Jacques Cloarec – a Breton as his family name suggests – was born in Brest in 1938 under the sign of Pisces. He began his professional life as a schoolteacher in Brittany, where he took a keen interest in Celtic folklore and created and directed several groups of dancers and musicians. In 1960, he left to teach in Paris, and later took part, unenthusiastically, in the Algerian war. In 1962, he met Alain Daniélou, who had founded the Institut international d’études musicales comparées in Berlin.
He lived in West Berlin for fifteen years, then five years in Venice, where Alain Daniélou opened a branch of his Institute. His first job was to classify and record an important collection of photographs that Alain Daniélou and Raymond Burnier – the friend with whom he lived for over fifteen years in a mansion on the banks of the Ganges at Benares, a Swiss photographer and member of the Indian archaeological service – had gathered during their time in India. Never having visited India himself, Jacques Cloarec became familiar with the architecture of most of the great medieval temples, notably those of Khajuraho, Bhuvaneshwar and Konarak, as well as a dozen lesser-known temples such as Aihole, Ossian, Sirpur, Deogarh, Chandpur, Amarkantak, Parasnath and Abu, Sarnath and Sanchi, and so on. Thanks to this photo collection, he viewed the whole of India in spirit, since Burnier and Daniélou had brought back documents from Kulu, Malabar, Almora, Nagaland and Tamil Nadu. He also accompanied groups of classical musicians invited by Alain Daniélou to tour Europe, including the Dagar brothers, Sharan Rani, Pattadmal, Lakshmi Shankar, as well as groups of dancers, the Kathakhali troupe from Kerala Kalamandalam, Yamini Krishnamurti and others. He helped organize Indian music and dance festivals in various European cities, and became secretary of an association of directors of the most important European festivals, aimed at giving concrete expression to Alain Daniélou’s desire to invite Indian classical musicians and dancers to the same major events as Western musicians and dancers.
From 1965 to 1980, he was technical director (with Alain Daniélou as artistic director) of the prestigious UNESCO collection of traditional music records, reissued by Smithsonian Folkways Recordings, with recordings by him of a large number of musicians.

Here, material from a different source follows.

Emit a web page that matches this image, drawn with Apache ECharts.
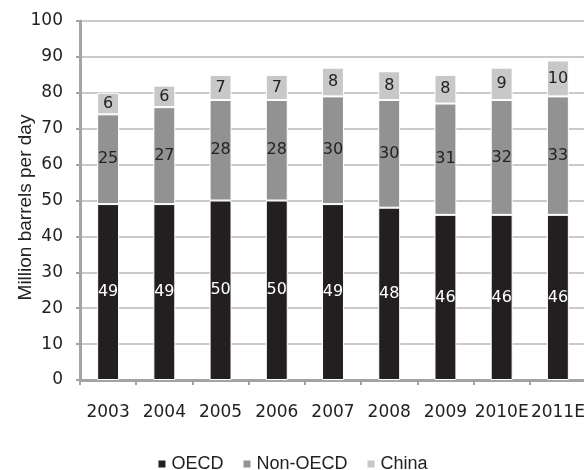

From his travels, he built up an extensive collection of photographs of landscapes, architecture and, above all, of dancers and musicians from the East in general and India in particular, which have been reproduced in numerous encyclopedias and music magazines, as well as on the cover of many traditional music records.
In 1980, Alain Daniélou decided to retire to a place near Rome. Jacques Cloarec gave up his post as Secretary General of the Berlin and Venice Institutes to become Alain Daniélou’s collaborator in his work as a writer. It was during this period that Alain Daniélou wrote many of the works for which he is famous. Throughout this period, Jacques Cloarec acted as Alain Daniélou’s literary agent, publishing his works. When illness overtook Alain Daniélou, Jacques Cloarec remained at his side until his death in January 1994.
During his long stay in Italy, Jacques Cloarec also became interested in the musical aspects of Italian theater. In particular, he photographed the performances of composer Sylvano Bussotti², in Palermo, Florence, Verona, Rome and elsewhere.
Since 1985, the great choreographer Maurice Béjart¹ repeatedly allowed him to follow his productions, including Le Martyre de Saint Sébastien and Kabuki at La Scala in Milan, both dominated by Eric Vu An, La Métamorphose des Dieux in Brussels, dedicated to Malraux, and also 1789 et Nous, a Béjart¹ Ballet Lausanne production at the Grand Palais in Paris.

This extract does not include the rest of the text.